:: GIVEN INSTRUCTION ::
Repeat the material exactly from its first line to the line that includes "width=342pt,minimum height=75pt] (est3)". Skip pictures.

:: DATA LINES ::
══════
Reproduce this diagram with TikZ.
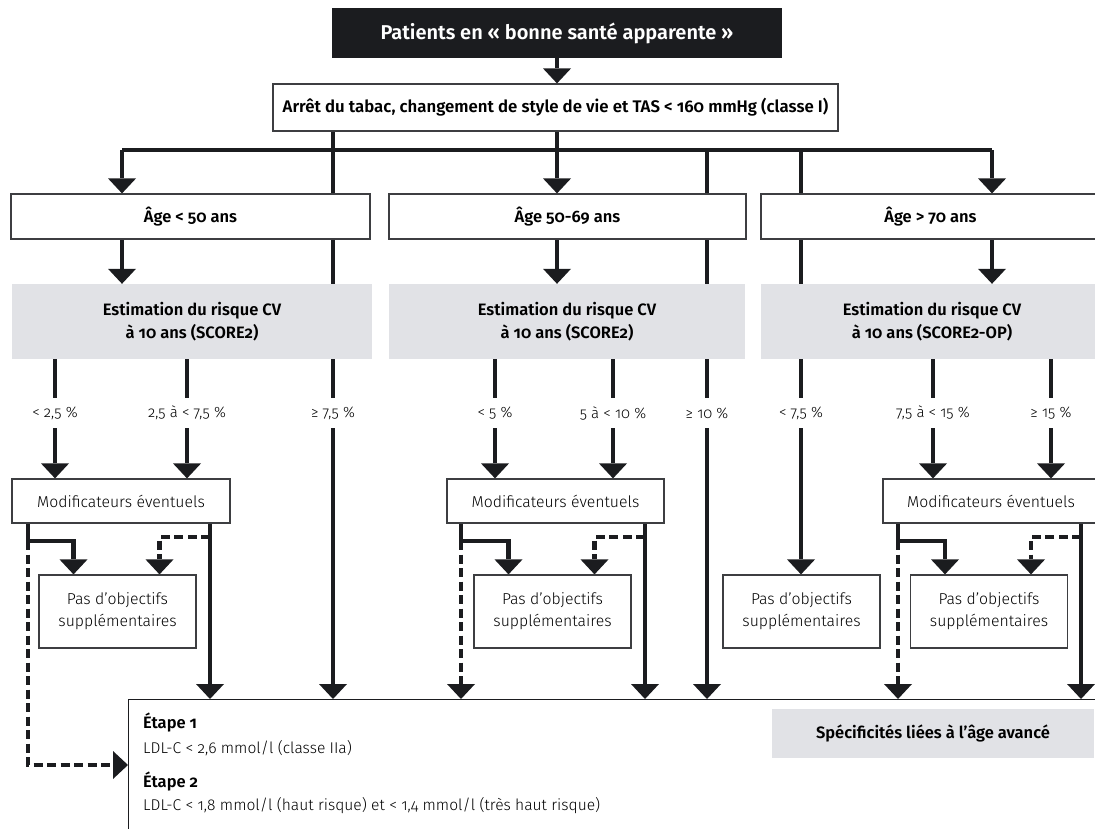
\documentclass[tikz,border=0pt]{standalone}
\usepackage{fontspec}
\setmainfont{Fira Sans}[Numbers=OldStyle,UprightFont=* Light,BoldFont=* SemiBold]
\usetikzlibrary{arrows.meta,backgrounds}
\definecolor{ink}{HTML}{1B1C1F}
\definecolor{panel}{HTML}{E1E2E6}
\tikzset{
  box/.style={draw=ink!85,line width=1.2pt,fill=white,inner sep=0pt,align=center,
    font=\fontsize{16.5}{20}\selectfont\bfseries},
  est/.style={fill=panel,inner sep=0pt,align=center,font=\fontsize{16.5}{23}\selectfont\bfseries},
  pbox/.style={box,font=\fontsize{15.8}{22}\selectfont},
  flow/.style={draw=ink,line width=4.5pt},
  arr/.style={flow,-{Triangle[width=28pt,length=15pt,line width=0pt]}},
  darr/.style={arr,dash pattern=on 9pt off 4.5pt},
  pct/.style={font=\fontsize{15}{17}\selectfont,inner sep=0pt,minimum height=30pt}
}
\begin{document}
\begin{tikzpicture}[x=1pt,y=-1pt]
\useasboundingbox (0,0) rectangle (1095,828);
\clip (0,0) rectangle (1095,828);

\node[fill=ink,text=white,font=\fontsize{20}{22}\selectfont\bfseries,minimum width=450pt,minimum height=50pt] (top) at (557,33) {Patients en « bonne santé apparente »};
\node[box,minimum width=565pt,minimum height=47pt,font=\fontsize{16.8}{20}\selectfont\bfseries] (act) at (555.5,107.5) {Arrêt du tabac, changement de style de vie et TAS < 160 mmHg (classe I)};

% age groups
\node[box,minimum width=359pt,minimum height=45pt] (age1) at (190.5,216.5) {Âge < 50 ans};
\node[box,minimum width=357pt,minimum height=45pt] (age2) at (567.5,216.5) {Âge 50-69 ans};
\node[box,minimum width=339pt,minimum height=45pt] (age3) at (930.5,216.5) {Âge > 70 ans};

\node[est,minimum width=360pt,minimum height=75pt] (est1) at (192,321.5) {Estimation du risque CV\\à 10 ans (SCORE2)};
\node[est,minimum width=356pt,minimum height=75pt] (est2) at (567,321.5) {Estimation du risque CV\\à 10 ans (SCORE2)};
\node[est,minimum width=342pt,minimum height=75pt] (est3) at (932,321.5) {Estimation du risque CV\\à 10 ans (SCORE2-OP)};

\foreach \x/\t [count=\i] in {55/{< 2,5 \%},187/{2,5 à < 7,5 \%},333/{≥ 7,5 \%},
    495/{< 5 \%},613/{5 à < 10 \%},707/{≥ 10 \%},
    801/{< 7,5 \%},933/{7,5 à < 15 \%},1051/{≥ 15 \%}}
  \node[pct] (p\i) at (\x,413) {\t};

\node[pbox,minimum width=218pt,minimum height=44pt] (mod1) at (121,501) {Modificateurs éventuels};
\node[pbox,minimum width=217pt,minimum height=44pt] (mod2) at (555.5,501) {Modificateurs éventuels};
\node[pbox,minimum width=216pt,minimum height=44pt] (mod3) at (991,501) {Modificateurs éventuels};

\foreach \x [count=\i] in {117.5,552.5,801.5,989}
  \node[pbox,minimum width=157pt,minimum height=73pt] (pas\i) at (\x,611.5) {Pas d’objectifs\\supplémentaires};

% targets
\node[draw=ink,line width=1.2pt,fill=white,minimum width=1000pt,minimum height=200pt,anchor=north west] (goal) at (128,699) {};
\node[est,minimum width=322pt,minimum height=49pt] (spec) at (933,733.5) {Spécificités liées à l’âge avancé};
\node[anchor=west,inner sep=0pt,font=\fontsize{16.5}{18}\selectfont\bfseries] (s1) at (143,723) {Étape 1};
\node[anchor=west,inner sep=0pt,font=\fontsize{15.6}{18}\selectfont] (l1) at (143,748) {LDL-C < 2,6 mmol/l (classe IIa)};
\node[anchor=west,inner sep=0pt,font=\fontsize{16.5}{18}\selectfont\bfseries] (s2) at (143,782) {Étape 2};
\node[anchor=west,inner sep=0pt,font=\fontsize{15.6}{18}\selectfont] (l2) at (143,806) {LDL-C < 1,8 mmol/l (haut risque) et < 1,4 mmol/l (très haut risque)};

\coordinate (busL) at (122,150);
\coordinate (busR) at (992,150);
\coordinate (m1d) at (28,765);
\coordinate (m1l) at (28,541);   \coordinate (m1r) at (210,537);
\coordinate (m2l) at (461,541);  \coordinate (m2r) at (645,537);
\coordinate (m3l) at (898,541);  \coordinate (m3r) at (1081,537);

\begin{scope}[on background layer]
\draw[arr] (top) -- (top.south |- act.north);
\draw[flow] (busL) -- (busR);
\draw[arr] (act.south -| top.south) -- (age2.north -| top.south);
\draw[flow] (act.south -| p3) -- (p3.north);
\draw[flow] (busL -| p6) -- (p6.north);
\draw[flow] (busL -| p7) -- (p7.north);
\draw[arr] (busL) -- (busL |- age1.north);
\draw[arr] (busR) -- (busR |- age3.north);
\draw[arr] (age1.south -| busL) -- (est1.north -| busL);
\draw[arr] (age2.south -| top.south) -- (est2.north -| top.south);
\draw[arr] (age3.south -| busR) -- (est3.north -| busR);

\foreach \i in {1,2,4,5,8,9}
  \draw[flow] (est1.south -| p\i) -- (p\i.north);
\foreach \i/\m in {1/mod1,2/mod1,4/mod2,5/mod2,8/mod3,9/mod3}
  \draw[arr] (p\i.south) -- (p\i.south |- \m.north);
\draw[arr] (p3.south) -- (p3.south |- goal.north);
\draw[arr] (p6.south) -- (p6.south |- goal.north);
\draw[arr] (p7.south) -- (p7.south |- pas3.north);

\foreach \g/\p in {1/1,2/2,3/4} {
  \draw[arr] (m\g l |- mod\g.south) -- (m\g l) -| ([xshift=-44pt]pas\p.north);
  \draw[arr] (m\g r |- mod\g.south) -- (m\g r |- goal.north);
  \draw[darr] (m\g r) -| ([xshift=42pt]pas\p.north);
}
\draw[darr] (m1l) -- (m1d) -- (m1d -| goal.west);
\draw[darr] (m2l) -- (m2l |- goal.north);
\draw[darr] (m3l) -- (m3l |- goal.north);
\end{scope}
\end{tikzpicture}
\end{document}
══════
:: EXPECTED ANSWER ::
Reproduce this diagram with TikZ.
\documentclass[tikz,border=0pt]{standalone}
\usepackage{fontspec}
\setmainfont{Fira Sans}[Numbers=OldStyle,UprightFont=* Light,BoldFont=* SemiBold]
\usetikzlibrary{arrows.meta,backgrounds}
\definecolor{ink}{HTML}{1B1C1F}
\definecolor{panel}{HTML}{E1E2E6}
\tikzset{
  box/.style={draw=ink!85,line width=1.2pt,fill=white,inner sep=0pt,align=center,
    font=\fontsize{16.5}{20}\selectfont\bfseries},
  est/.style={fill=panel,inner sep=0pt,align=center,font=\fontsize{16.5}{23}\selectfont\bfseries},
  pbox/.style={box,font=\fontsize{15.8}{22}\selectfont},
  flow/.style={draw=ink,line width=4.5pt},
  arr/.style={flow,-{Triangle[width=28pt,length=15pt,line width=0pt]}},
  darr/.style={arr,dash pattern=on 9pt off 4.5pt},
  pct/.style={font=\fontsize{15}{17}\selectfont,inner sep=0pt,minimum height=30pt}
}
\begin{document}
\begin{tikzpicture}[x=1pt,y=-1pt]
\useasboundingbox (0,0) rectangle (1095,828);
\clip (0,0) rectangle (1095,828);

\node[fill=ink,text=white,font=\fontsize{20}{22}\selectfont\bfseries,minimum width=450pt,minimum height=50pt] (top) at (557,33) {Patients en « bonne santé apparente »};
\node[box,minimum width=565pt,minimum height=47pt,font=\fontsize{16.8}{20}\selectfont\bfseries] (act) at (555.5,107.5) {Arrêt du tabac, changement de style de vie et TAS < 160 mmHg (classe I)};

% age groups
\node[box,minimum width=359pt,minimum height=45pt] (age1) at (190.5,216.5) {Âge < 50 ans};
\node[box,minimum width=357pt,minimum height=45pt] (age2) at (567.5,216.5) {Âge 50-69 ans};
\node[box,minimum width=339pt,minimum height=45pt] (age3) at (930.5,216.5) {Âge > 70 ans};

\node[est,minimum width=360pt,minimum height=75pt] (est1) at (192,321.5) {Estimation du risque CV\\à 10 ans (SCORE2)};
\node[est,minimum width=356pt,minimum height=75pt] (est2) at (567,321.5) {Estimation du risque CV\\à 10 ans (SCORE2)};
\node[est,minimum width=342pt,minimum height=75pt] (est3) at (932,321.5) {Estimation du risque CV\\à 10 ans (SCORE2-OP)};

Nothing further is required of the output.